In: Economics
What impact do you think a stronger dollar (A higher exchange rate value of the dollar - an appreciation of the dollar) would have on the relative price of U.S. exports and imports and therefore the amount of U.S. exports and imports? Would this push the U.S. in the direction of a trade deficit or trade surplus?
A strong dollar will push the United States in the direction of trade deficit.
Explanation -
When the dollar is strong, one dollar can purchase more goods and services from the trading country whose currency is weak relative to the dollar. In other words, a strong dollar makes imports cheaper due to higher purchasing power of one dollar. When the dollar is strong, imports surge as consumers find lower price of goods and services more attractive.

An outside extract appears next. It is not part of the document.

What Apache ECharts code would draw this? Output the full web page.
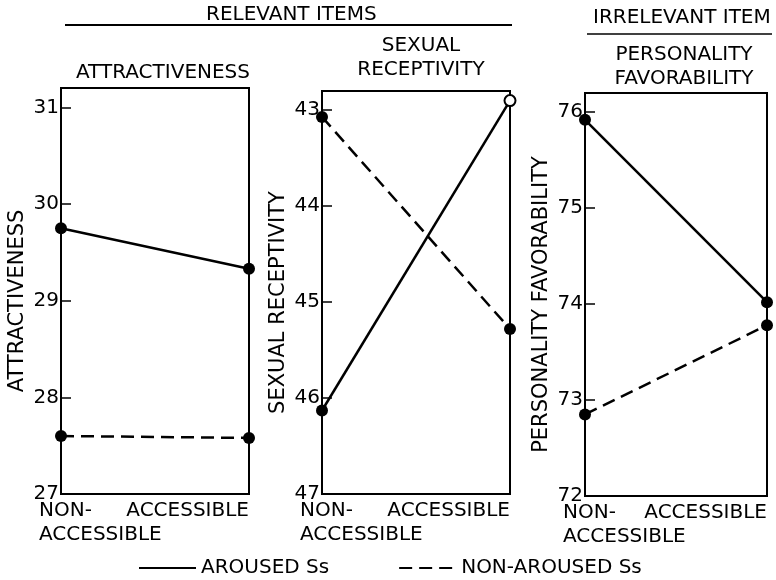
<!DOCTYPE html>
<html>
<head>
<meta charset="utf-8">
<script src="https://cdn.jsdelivr.net/npm/echarts@6/dist/echarts.min.js"></script>
<style>
  html, body { margin: 0; padding: 0; background: #fff; }
  #chart { width: 776px; height: 580px; }
</style>
</head>
<body>
<div id="chart"></div>
<script>
// categories on every x axis
const categories = ['NON-\nACCESSIBLE', 'ACCESSIBLE'];
const seriesNames = ['AROUSED Ss', 'NON-AROUSED Ss'];

// attractiveness
const attrAroused = [29.75, 29.33];
const attrNonAroused = [27.6, 27.58];
const attrTicks = [27, 28, 29, 30, 31];

// sexual receptivity (axis runs downward)
const recepAroused = [46.13, 42.9];
const recepNonAroused = [43.07, 45.28];
const recepTicks = [43, 44, 45, 46, 47];

// personality favorability
const favAroused = [75.92, 74.02];
const favNonAroused = [72.85, 73.78];
const favTicks = [72, 73, 74, 75, 76];

const font = 'DejaVu Sans';

let panels = [
  {left: 61, width: 188, top: 88, bottom: 86, name: 'ATTRACTIVENESS', ticks: attrTicks, min: 27, max: 31.2, inverse: false,
    aroused: attrAroused, non: attrNonAroused},
  {left: 322, width: 188, top: 91, bottom: 86, name: 'SEXUAL RECEPTIVITY', ticks: recepTicks, min: 42.8, max: 47, inverse: true,
    aroused: recepAroused, non: recepNonAroused},
  {left: 585, width: 182, top: 93, bottom: 84, name: 'PERSONALITY FAVORABILITY', ticks: favTicks, min: 72, max: 76.2, inverse: false,
    aroused: favAroused, non: favNonAroused}
];

let grids = [], xAxes = [], yAxes = [], series = [];
panels.forEach((p, i) => {
  grids.push({
    left: p.left, width: p.width, top: p.top, bottom: p.bottom,
    show: true, borderColor: '#000', borderWidth: 2, backgroundColor: 'transparent'
  });
  xAxes.push({
    type: 'category', gridIndex: i, data: categories, boundaryGap: false,
    axisLine: {lineStyle: {color: '#000', width: 2}},
    axisTick: {show: false},
    axisLabel: {
      interval: 0, color: '#000', fontFamily: font, fontSize: 20, margin: 5, lineHeight: 24,
      alignMinLabel: 'left', alignMaxLabel: 'right', padding: [0, 0, 0, -22]
    },
    splitLine: {show: false}
  });
  yAxes.push({
    type: 'value', gridIndex: i, min: p.min, max: p.max, inverse: p.inverse,
    name: p.name, nameLocation: 'middle', nameRotate: 90, nameGap: 33,
    nameTextStyle: {color: '#000', fontFamily: font, fontSize: 21, padding: [0, 20, 0, 0]},
    axisLine: {show: true, lineStyle: {color: '#000', width: 2}},
    axisTick: {show: true, inside: true, length: 10, customValues: p.ticks, lineStyle: {color: '#000', width: 1.5}},
    axisLabel: {color: '#000', fontFamily: font, fontSize: 20, margin: 2, customValues: p.ticks},
    splitLine: {show: false}
  });
  let aroused = p.aroused.map(v => v);
  if (i === 1) aroused = [p.aroused[0], {value: p.aroused[1], symbol: 'emptyCircle', symbolSize: 11}];
  series.push({
    name: seriesNames[0], type: 'line', xAxisIndex: i, yAxisIndex: i, data: aroused,
    symbol: 'circle', symbolSize: 12, color: '#000',
    lineStyle: {color: '#000', width: 2.5},
    itemStyle: {color: '#000'}, clip: false, animation: false
  });
  series.push({
    name: seriesNames[1], type: 'line', xAxisIndex: i, yAxisIndex: i, data: p.non,
    symbol: 'circle', symbolSize: 12, color: '#000',
    lineStyle: {color: '#000', width: 2.5, type: [13, 7]},
    itemStyle: {color: '#000'}, clip: false, animation: false
  });
});

let titleStyle = {color: '#000', fontFamily: font, fontSize: 20, fontWeight: 'normal', lineHeight: 24};
let option = {
  backgroundColor: '#fff',
  animation: false,
  title: [
    {text: 'RELEVANT ITEMS', left: 201, top: -2, textStyle: titleStyle},
    {text: 'IRRELEVANT ITEM', left: 588, top: 1, textStyle: titleStyle},
    {text: 'ATTRACTIVENESS', left: 158, top: 56, textAlign: 'center', textStyle: titleStyle},
    {text: 'SEXUAL\nRECEPTIVITY', left: 416, top: 29, textAlign: 'center', textStyle: titleStyle},
    {text: 'PERSONALITY\nFAVORABILITY', left: 679, top: 38, textAlign: 'center', textStyle: titleStyle}
  ],
  legend: {
    data: seriesNames, left: 133, top: 553, itemWidth: 57, itemHeight: 14, itemGap: 69,
    textStyle: {color: '#000', fontFamily: font, fontSize: 20},
    itemStyle: {opacity: 0}
  },
  graphic: [
    {type: 'line', shape: {x1: 65, y1: 25, x2: 512, y2: 25}, style: {stroke: '#000', lineWidth: 2}},
    {type: 'line', shape: {x1: 587, y1: 34, x2: 772, y2: 34}, style: {stroke: '#000', lineWidth: 1.5}}
  ],
  grid: grids,
  xAxis: xAxes,
  yAxis: yAxes,
  series: series
};

let myChart = echarts.init(document.getElementById('chart'));
myChart.setOption(option);
</script>
</body>
</html>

On the other hand, when the dollar is weak, the purchasing power of the dollar declines and the purchasing power of the foreign currency increases. This implies that imports decline as more dollar is needed to purchase a good or service produced abroad. On the other hand, exports increase as a higher purchasing power of the other currency implies that the foreign currency can buy more goods and services produced in the United States.
Therefore -
* Weak Dollar - Positive for Exports
* Strong Dollar - Positive for Imports
Therefore,
* A strong dollar would increase the trade deficits (exports - imports ) as exports decline and imports surge.
* A weak dollar will narrow trade deficits (exports - imports ) as exports are boosted on higher purchasing power of foreign currency.